● **Supplied information**
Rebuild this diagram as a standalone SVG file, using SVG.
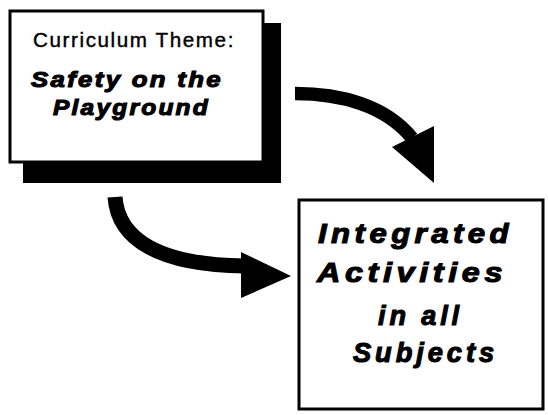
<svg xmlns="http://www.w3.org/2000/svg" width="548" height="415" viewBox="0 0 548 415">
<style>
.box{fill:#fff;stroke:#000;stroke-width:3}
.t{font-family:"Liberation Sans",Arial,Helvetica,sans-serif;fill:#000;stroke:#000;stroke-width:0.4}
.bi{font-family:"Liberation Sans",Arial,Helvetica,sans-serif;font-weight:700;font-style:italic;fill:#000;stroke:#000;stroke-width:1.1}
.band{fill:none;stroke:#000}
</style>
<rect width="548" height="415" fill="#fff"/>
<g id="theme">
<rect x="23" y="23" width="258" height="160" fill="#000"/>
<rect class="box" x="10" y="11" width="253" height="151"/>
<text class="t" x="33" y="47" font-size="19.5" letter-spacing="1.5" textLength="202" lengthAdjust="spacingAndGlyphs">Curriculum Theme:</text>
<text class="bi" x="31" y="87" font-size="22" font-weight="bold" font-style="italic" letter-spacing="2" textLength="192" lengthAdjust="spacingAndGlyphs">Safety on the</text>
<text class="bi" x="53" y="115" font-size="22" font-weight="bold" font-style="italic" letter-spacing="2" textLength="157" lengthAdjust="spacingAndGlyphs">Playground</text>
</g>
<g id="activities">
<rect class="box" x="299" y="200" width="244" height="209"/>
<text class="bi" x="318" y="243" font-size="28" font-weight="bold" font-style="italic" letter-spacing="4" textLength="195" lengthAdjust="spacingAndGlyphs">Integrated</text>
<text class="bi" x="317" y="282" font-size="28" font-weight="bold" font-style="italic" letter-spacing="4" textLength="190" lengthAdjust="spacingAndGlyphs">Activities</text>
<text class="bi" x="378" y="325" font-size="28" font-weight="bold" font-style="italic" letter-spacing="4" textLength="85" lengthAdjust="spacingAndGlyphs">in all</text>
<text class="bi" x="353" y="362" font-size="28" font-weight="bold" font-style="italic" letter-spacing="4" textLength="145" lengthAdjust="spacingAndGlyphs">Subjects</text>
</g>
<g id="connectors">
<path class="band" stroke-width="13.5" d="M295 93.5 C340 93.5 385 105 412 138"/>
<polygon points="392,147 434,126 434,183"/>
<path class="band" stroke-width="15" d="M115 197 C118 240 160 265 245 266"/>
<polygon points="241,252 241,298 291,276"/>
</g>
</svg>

● **Written task**
Repeat the material above in full and unchanged, minus its images.

● **Exercise answer**
Rebuild this diagram as a standalone SVG file, using SVG.
<svg xmlns="http://www.w3.org/2000/svg" width="548" height="415" viewBox="0 0 548 415">
<style>
.box{fill:#fff;stroke:#000;stroke-width:3}
.t{font-family:"Liberation Sans",Arial,Helvetica,sans-serif;fill:#000;stroke:#000;stroke-width:0.4}
.bi{font-family:"Liberation Sans",Arial,Helvetica,sans-serif;font-weight:700;font-style:italic;fill:#000;stroke:#000;stroke-width:1.1}
.band{fill:none;stroke:#000}
</style>
<rect width="548" height="415" fill="#fff"/>
<g id="theme">
<rect x="23" y="23" width="258" height="160" fill="#000"/>
<rect class="box" x="10" y="11" width="253" height="151"/>
<text class="t" x="33" y="47" font-size="19.5" letter-spacing="1.5" textLength="202" lengthAdjust="spacingAndGlyphs">Curriculum Theme:</text>
<text class="bi" x="31" y="87" font-size="22" font-weight="bold" font-style="italic" letter-spacing="2" textLength="192" lengthAdjust="spacingAndGlyphs">Safety on the</text>
<text class="bi" x="53" y="115" font-size="22" font-weight="bold" font-style="italic" letter-spacing="2" textLength="157" lengthAdjust="spacingAndGlyphs">Playground</text>
</g>
<g id="activities">
<rect class="box" x="299" y="200" width="244" height="209"/>
<text class="bi" x="318" y="243" font-size="28" font-weight="bold" font-style="italic" letter-spacing="4" textLength="195" lengthAdjust="spacingAndGlyphs">Integrated</text>
<text class="bi" x="317" y="282" font-size="28" font-weight="bold" font-style="italic" letter-spacing="4" textLength="190" lengthAdjust="spacingAndGlyphs">Activities</text>
<text class="bi" x="378" y="325" font-size="28" font-weight="bold" font-style="italic" letter-spacing="4" textLength="85" lengthAdjust="spacingAndGlyphs">in all</text>
<text class="bi" x="353" y="362" font-size="28" font-weight="bold" font-style="italic" letter-spacing="4" textLength="145" lengthAdjust="spacingAndGlyphs">Subjects</text>
</g>
<g id="connectors">
<path class="band" stroke-width="13.5" d="M295 93.5 C340 93.5 385 105 412 138"/>
<polygon points="392,147 434,126 434,183"/>
<path class="band" stroke-width="15" d="M115 197 C118 240 160 265 245 266"/>
<polygon points="241,252 241,298 291,276"/>
</g>
</svg>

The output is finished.